Hey Joyce, what’s your art form?
Poetry, Children’s books
Will you share a piece of advice for poets or writers in general?
Think of writing as a process rather than a product. Try to take joy in that process, working toward expressing what is most important to you.
How does teaching your craft to youth affect your own art?
Teaching gets me out of my own head and keeps me in touch with the thrill of creating. Every time I see my students share their work with shining eyes, I am reminded of why I write.
By the end of a week with you, what are three things you hope most students have learned?
I hope they have learned that their own thoughts and feelings are important; that others want to hear what they have to say. Also, that using the right words to express themselves can give them a sense of power and self-worth. And finally, that writing about their world helps them understand it.
What does being a COMPAS artist mean to you?
It means looking into each student’s eyes and seeing the artist inside. It means fostering a spark that might never have been fostered before. It means connecting with whatever is vital or magical or quirky in a student and allowing it free rein for a while, without rules or standards or tests.

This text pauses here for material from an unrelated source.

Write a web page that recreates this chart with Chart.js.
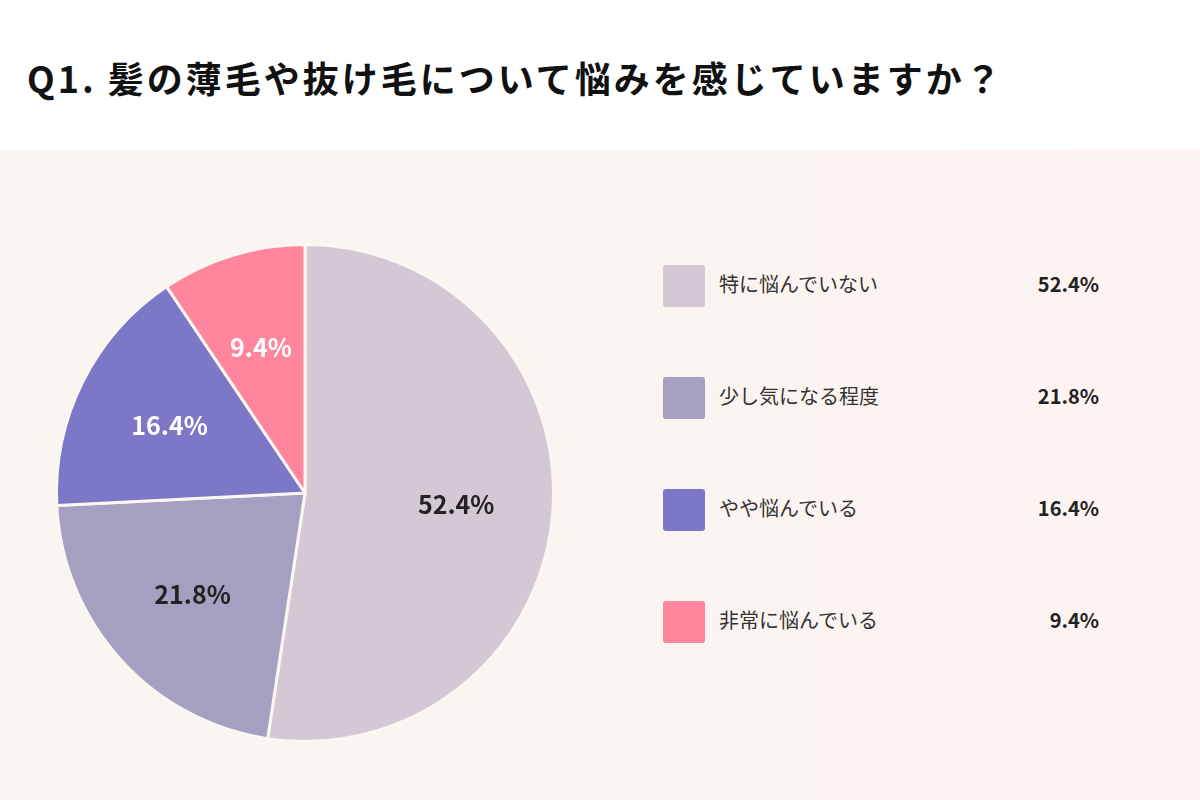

Why do you think arts education is needed in our community?
Not all knowledge is measured by testing. I meet many students who are wise and creative, but don’t know it yet—because they’ve never been asked to express that part of themselves. The world needs their wisdom and creativity, their vision and innovation. Arts education taps into this unexplored terrain, encouraging students to see themselves and their environment in new ways. Plus, it’s fun! It gives them joy and strength!
Do you remember how you first became interested in the arts?
I was always interested! I gravitated toward writing, drawing, theater and music from an early age.
What effect, if any, have the awards you’ve received had on you (NCTE Award for Excellence in Poetry for Children, Newbery Honor, Caldecott Honor, Claudia Lewis Poetry Award, etc.)?
These awards have helped me feel like a professional in my field. They give me a bit of added confidence going into the classroom. But what I love about teaching is that, as a COMPAS artist, I am not going in as a “famous author”. I am going in as a seasoned writer who is helping other, slightly less seasoned writers write. The focus is on them, not on me.
Do you think being recognized for your work is an essential part of sustaining a career in the arts?
Being recognized is wonderful, and is emotionally (and monetarily) sustaining in many ways. But an award does not make you a better artist, or make it any easier to create. The next day, at your desk, it’s still just you and the words. No one’s helping you out with that. Which is why I try to focus on the process, and the joy it gives me. That’s what I try to show students, too, when I teach: how deeply satisfying writing itself can be.